WRITTEN TASK
Extract the lines from the start through the line that holds "import * as", both included, omitting all images.

** begin STORED RECORDS **

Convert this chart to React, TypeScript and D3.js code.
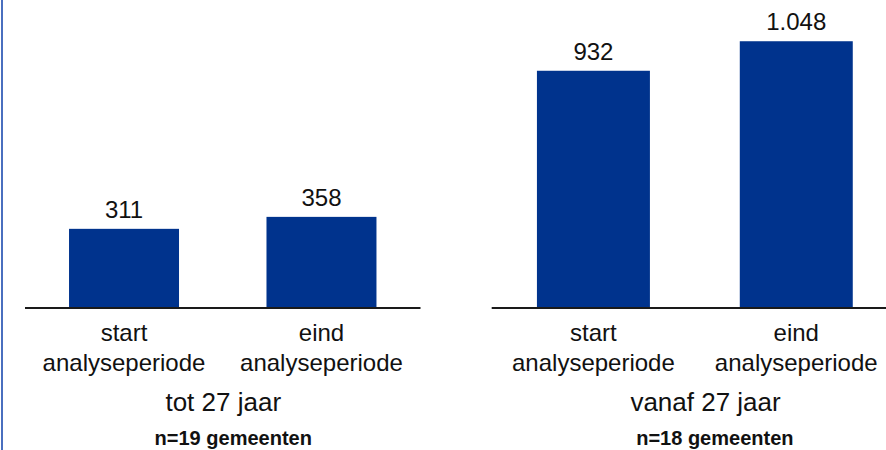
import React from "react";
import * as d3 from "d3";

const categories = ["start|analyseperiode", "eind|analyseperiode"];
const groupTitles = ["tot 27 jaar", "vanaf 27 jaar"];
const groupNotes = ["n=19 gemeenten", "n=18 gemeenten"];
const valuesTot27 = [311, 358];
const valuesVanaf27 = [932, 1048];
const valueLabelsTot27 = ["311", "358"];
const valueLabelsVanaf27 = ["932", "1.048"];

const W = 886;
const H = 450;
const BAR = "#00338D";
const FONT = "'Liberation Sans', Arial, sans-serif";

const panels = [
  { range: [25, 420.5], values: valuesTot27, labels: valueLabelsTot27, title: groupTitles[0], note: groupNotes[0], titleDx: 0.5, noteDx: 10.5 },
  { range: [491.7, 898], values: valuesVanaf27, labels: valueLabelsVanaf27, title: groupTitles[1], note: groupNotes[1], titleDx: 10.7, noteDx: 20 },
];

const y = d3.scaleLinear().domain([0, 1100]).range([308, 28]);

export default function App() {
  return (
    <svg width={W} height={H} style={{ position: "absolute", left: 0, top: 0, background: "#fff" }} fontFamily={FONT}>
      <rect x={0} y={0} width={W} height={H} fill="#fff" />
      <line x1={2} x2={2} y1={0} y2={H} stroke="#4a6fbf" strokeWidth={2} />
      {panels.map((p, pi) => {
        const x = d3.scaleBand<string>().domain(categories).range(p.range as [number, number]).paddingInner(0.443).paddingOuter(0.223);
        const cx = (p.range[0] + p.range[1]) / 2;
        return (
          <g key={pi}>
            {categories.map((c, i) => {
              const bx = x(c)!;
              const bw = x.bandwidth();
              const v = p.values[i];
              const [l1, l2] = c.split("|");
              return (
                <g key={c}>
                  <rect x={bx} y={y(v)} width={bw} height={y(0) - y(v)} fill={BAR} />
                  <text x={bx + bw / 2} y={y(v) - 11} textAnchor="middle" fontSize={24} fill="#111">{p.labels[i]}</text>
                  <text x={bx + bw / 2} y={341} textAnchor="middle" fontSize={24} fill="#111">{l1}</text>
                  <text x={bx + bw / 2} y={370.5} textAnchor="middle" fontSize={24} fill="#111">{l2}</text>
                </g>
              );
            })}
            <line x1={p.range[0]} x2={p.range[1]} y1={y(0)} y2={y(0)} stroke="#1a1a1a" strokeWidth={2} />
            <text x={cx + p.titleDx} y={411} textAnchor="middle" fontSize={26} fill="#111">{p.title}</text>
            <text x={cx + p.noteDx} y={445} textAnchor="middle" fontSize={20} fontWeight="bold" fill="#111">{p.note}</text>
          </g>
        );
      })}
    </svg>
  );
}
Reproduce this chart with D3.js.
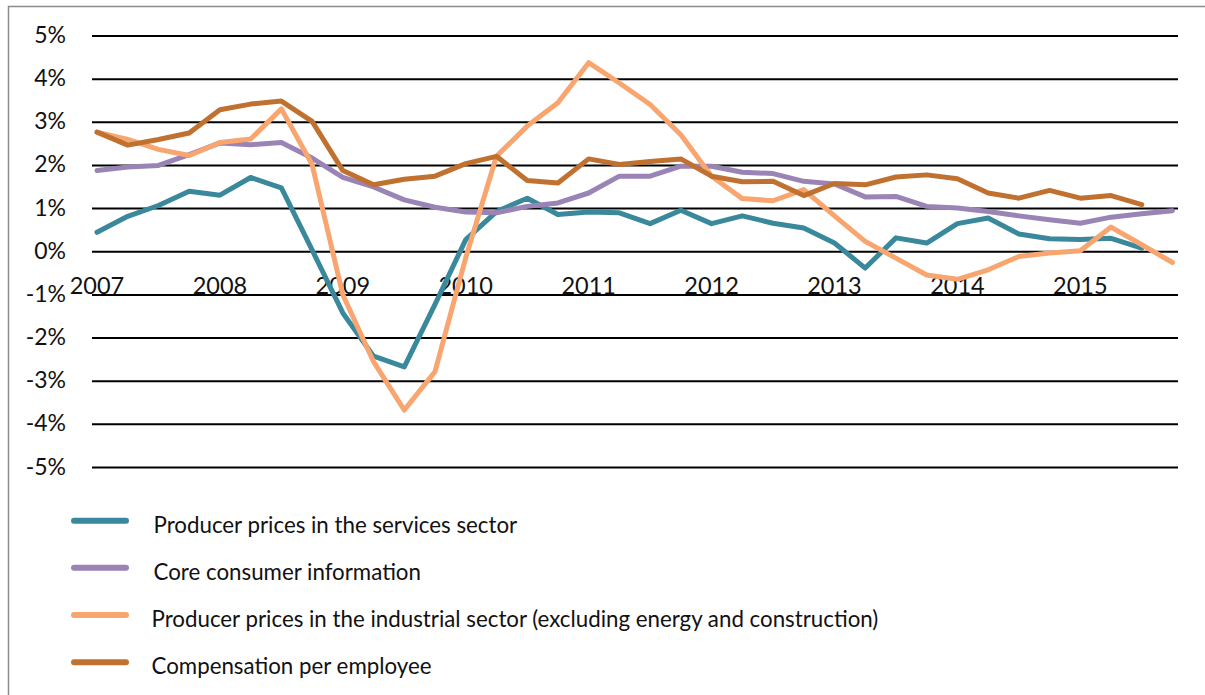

** end STORED RECORDS **

SOLUTION TO THIS EXERCISE
Convert this chart to React, TypeScript and D3.js code.
import React from "react";
import * as d3 from "d3";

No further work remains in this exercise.